Transcribe the entries exactly; images are not part of the copy.

Rows from a dataset
■ ■ ■ ■

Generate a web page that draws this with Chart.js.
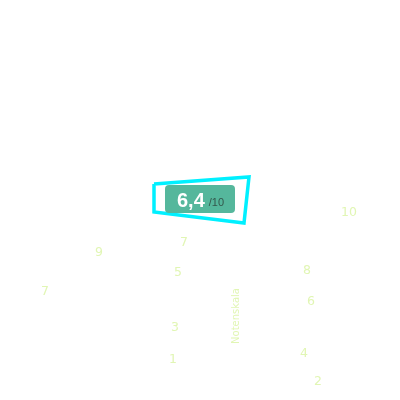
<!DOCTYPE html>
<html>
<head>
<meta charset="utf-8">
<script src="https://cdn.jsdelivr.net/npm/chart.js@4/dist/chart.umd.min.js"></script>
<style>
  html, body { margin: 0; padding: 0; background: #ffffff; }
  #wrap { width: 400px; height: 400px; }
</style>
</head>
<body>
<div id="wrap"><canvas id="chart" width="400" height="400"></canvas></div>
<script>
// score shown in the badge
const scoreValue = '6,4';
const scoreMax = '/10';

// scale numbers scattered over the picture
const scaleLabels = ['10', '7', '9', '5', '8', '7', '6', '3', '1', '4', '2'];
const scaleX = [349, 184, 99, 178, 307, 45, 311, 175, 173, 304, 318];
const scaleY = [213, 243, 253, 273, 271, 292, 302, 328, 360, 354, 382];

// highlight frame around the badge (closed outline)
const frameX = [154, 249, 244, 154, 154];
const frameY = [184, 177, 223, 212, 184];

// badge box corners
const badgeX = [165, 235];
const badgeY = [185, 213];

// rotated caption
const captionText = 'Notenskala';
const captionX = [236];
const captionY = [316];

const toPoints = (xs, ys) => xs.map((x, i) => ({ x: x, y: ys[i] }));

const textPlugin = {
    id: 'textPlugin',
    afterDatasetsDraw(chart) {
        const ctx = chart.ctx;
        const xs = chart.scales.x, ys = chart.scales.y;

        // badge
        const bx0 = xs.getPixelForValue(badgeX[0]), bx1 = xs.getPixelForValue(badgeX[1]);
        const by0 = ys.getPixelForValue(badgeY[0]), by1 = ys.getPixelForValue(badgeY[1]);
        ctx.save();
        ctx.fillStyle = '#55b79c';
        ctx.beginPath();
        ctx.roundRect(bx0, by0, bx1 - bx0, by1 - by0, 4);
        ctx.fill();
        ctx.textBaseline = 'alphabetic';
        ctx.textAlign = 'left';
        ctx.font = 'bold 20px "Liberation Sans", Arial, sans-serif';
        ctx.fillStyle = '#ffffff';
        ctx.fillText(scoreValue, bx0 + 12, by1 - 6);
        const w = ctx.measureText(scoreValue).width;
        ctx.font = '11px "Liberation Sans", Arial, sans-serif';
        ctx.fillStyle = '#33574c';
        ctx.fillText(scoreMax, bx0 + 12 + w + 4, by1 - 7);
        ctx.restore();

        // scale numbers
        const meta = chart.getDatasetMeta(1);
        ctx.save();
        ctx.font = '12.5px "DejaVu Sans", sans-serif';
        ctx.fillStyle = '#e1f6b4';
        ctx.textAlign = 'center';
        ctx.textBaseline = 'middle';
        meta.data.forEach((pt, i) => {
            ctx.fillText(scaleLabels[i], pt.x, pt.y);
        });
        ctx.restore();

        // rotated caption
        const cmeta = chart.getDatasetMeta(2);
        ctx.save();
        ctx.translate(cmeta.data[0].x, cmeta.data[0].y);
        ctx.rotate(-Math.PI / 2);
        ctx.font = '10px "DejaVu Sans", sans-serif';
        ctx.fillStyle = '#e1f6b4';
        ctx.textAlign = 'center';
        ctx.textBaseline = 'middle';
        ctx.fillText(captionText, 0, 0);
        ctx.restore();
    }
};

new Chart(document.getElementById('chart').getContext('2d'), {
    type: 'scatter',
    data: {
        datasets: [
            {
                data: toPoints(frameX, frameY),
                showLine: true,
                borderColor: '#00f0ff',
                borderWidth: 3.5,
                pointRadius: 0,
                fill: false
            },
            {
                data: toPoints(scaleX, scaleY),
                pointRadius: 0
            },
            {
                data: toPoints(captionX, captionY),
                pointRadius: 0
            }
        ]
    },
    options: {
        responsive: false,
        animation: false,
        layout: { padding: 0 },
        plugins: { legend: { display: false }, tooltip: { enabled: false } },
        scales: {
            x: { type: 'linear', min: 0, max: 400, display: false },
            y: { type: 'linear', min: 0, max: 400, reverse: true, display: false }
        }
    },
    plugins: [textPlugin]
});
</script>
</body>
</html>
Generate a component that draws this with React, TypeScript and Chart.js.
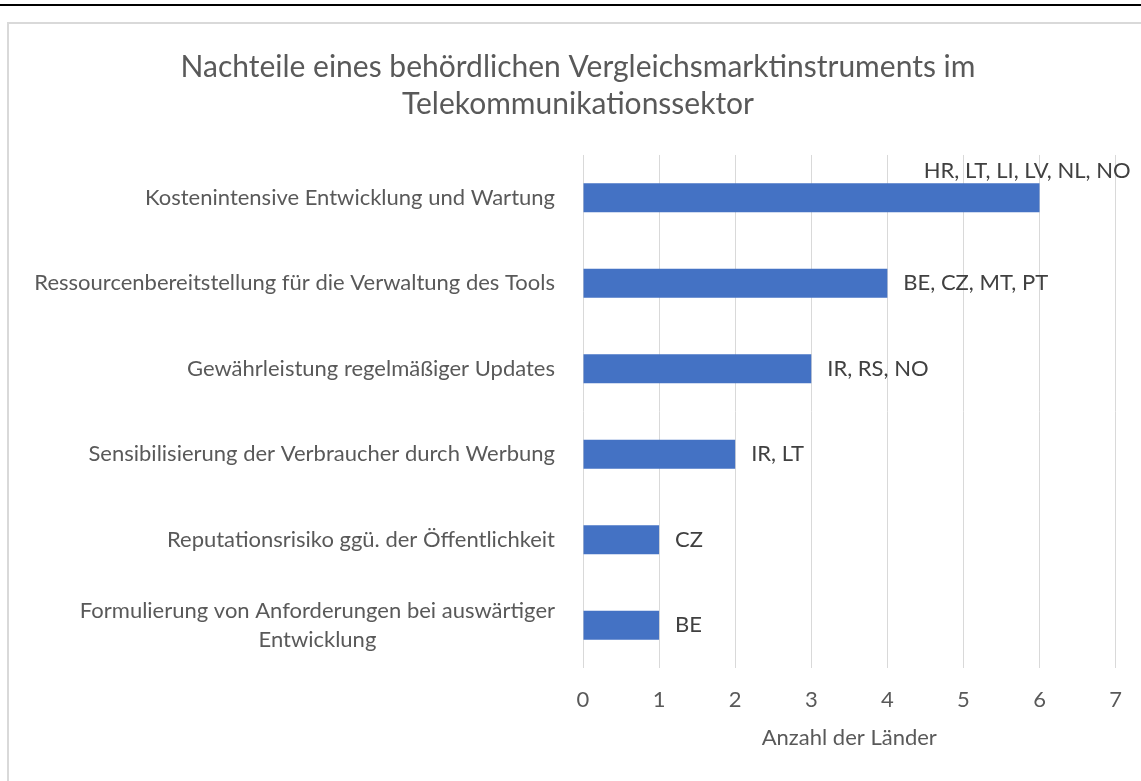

■ ■ ■ ■

# TASK SOLUTION:
Generate a web page that draws this with Chart.js.
<!DOCTYPE html>
<html>
<head>
<meta charset="utf-8">
<script src="https://cdn.jsdelivr.net/npm/chart.js@4/dist/chart.umd.min.js"></script>
<style>
  html, body { margin: 0; padding: 0; background: #ffffff; }
  #wrap { width: 400px; height: 400px; }
</style>
</head>
<body>
<div id="wrap"><canvas id="chart" width="400" height="400"></canvas></div>
<script>
// score shown in the badge
const scoreValue = '6,4';
const scoreMax = '/10';

// scale numbers scattered over the picture
const scaleLabels = ['10', '7', '9', '5', '8', '7', '6', '3', '1', '4', '2'];
const scaleX = [349, 184, 99, 178, 307, 45, 311, 175, 173, 304, 318];
const scaleY = [213, 243, 253, 273, 271, 292, 302, 328, 360, 354, 382];

// highlight frame around the badge (closed outline)
const frameX = [154, 249, 244, 154, 154];
const frameY = [184, 177, 223, 212, 184];

// badge box corners
const badgeX = [165, 235];
const badgeY = [185, 213];

// rotated caption
const captionText = 'Notenskala';
const captionX = [236];
const captionY = [316];

const toPoints = (xs, ys) => xs.map((x, i) => ({ x: x, y: ys[i] }));

const textPlugin = {
    id: 'textPlugin',
    afterDatasetsDraw(chart) {
        const ctx = chart.ctx;
        const xs = chart.scales.x, ys = chart.scales.y;

        // badge
        const bx0 = xs.getPixelForValue(badgeX[0]), bx1 = xs.getPixelForValue(badgeX[1]);
        const by0 = ys.getPixelForValue(badgeY[0]), by1 = ys.getPixelForValue(badgeY[1]);
        ctx.save();
        ctx.fillStyle = '#55b79c';
        ctx.beginPath();
        ctx.roundRect(bx0, by0, bx1 - bx0, by1 - by0, 4);
        ctx.fill();
        ctx.textBaseline = 'alphabetic';
        ctx.textAlign = 'left';
        ctx.font = 'bold 20px "Liberation Sans", Arial, sans-serif';
        ctx.fillStyle = '#ffffff';
        ctx.fillText(scoreValue, bx0 + 12, by1 - 6);
        const w = ctx.measureText(scoreValue).width;
        ctx.font = '11px "Liberation Sans", Arial, sans-serif';
        ctx.fillStyle = '#33574c';
        ctx.fillText(scoreMax, bx0 + 12 + w + 4, by1 - 7);
        ctx.restore();

        // scale numbers
        const meta = chart.getDatasetMeta(1);
        ctx.save();
        ctx.font = '12.5px "DejaVu Sans", sans-serif';
        ctx.fillStyle = '#e1f6b4';
        ctx.textAlign = 'center';
        ctx.textBaseline = 'middle';
        meta.data.forEach((pt, i) => {
            ctx.fillText(scaleLabels[i], pt.x, pt.y);
        });
        ctx.restore();

        // rotated caption
        const cmeta = chart.getDatasetMeta(2);
        ctx.save();
        ctx.translate(cmeta.data[0].x, cmeta.data[0].y);
        ctx.rotate(-Math.PI / 2);
        ctx.font = '10px "DejaVu Sans", sans-serif';
        ctx.fillStyle = '#e1f6b4';
        ctx.textAlign = 'center';
        ctx.textBaseline = 'middle';
        ctx.fillText(captionText, 0, 0);
        ctx.restore();
    }
};

new Chart(document.getElementById('chart').getContext('2d'), {
    type: 'scatter',
    data: {
        datasets: [
            {
                data: toPoints(frameX, frameY),
                showLine: true,
                borderColor: '#00f0ff',
                borderWidth: 3.5,
                pointRadius: 0,
                fill: false
            },
            {
                data: toPoints(scaleX, scaleY),
                pointRadius: 0
            },
            {
                data: toPoints(captionX, captionY),
                pointRadius: 0
            }
        ]
    },
    options: {
        responsive: false,
        animation: false,
        layout: { padding: 0 },
        plugins: { legend: { display: false }, tooltip: { enabled: false } },
        scales: {
            x: { type: 'linear', min: 0, max: 400, display: false },
            y: { type: 'linear', min: 0, max: 400, reverse: true, display: false }
        }
    },
    plugins: [textPlugin]
});
</script>
</body>
</html>
Generate a component that draws this with React, TypeScript and Chart.js.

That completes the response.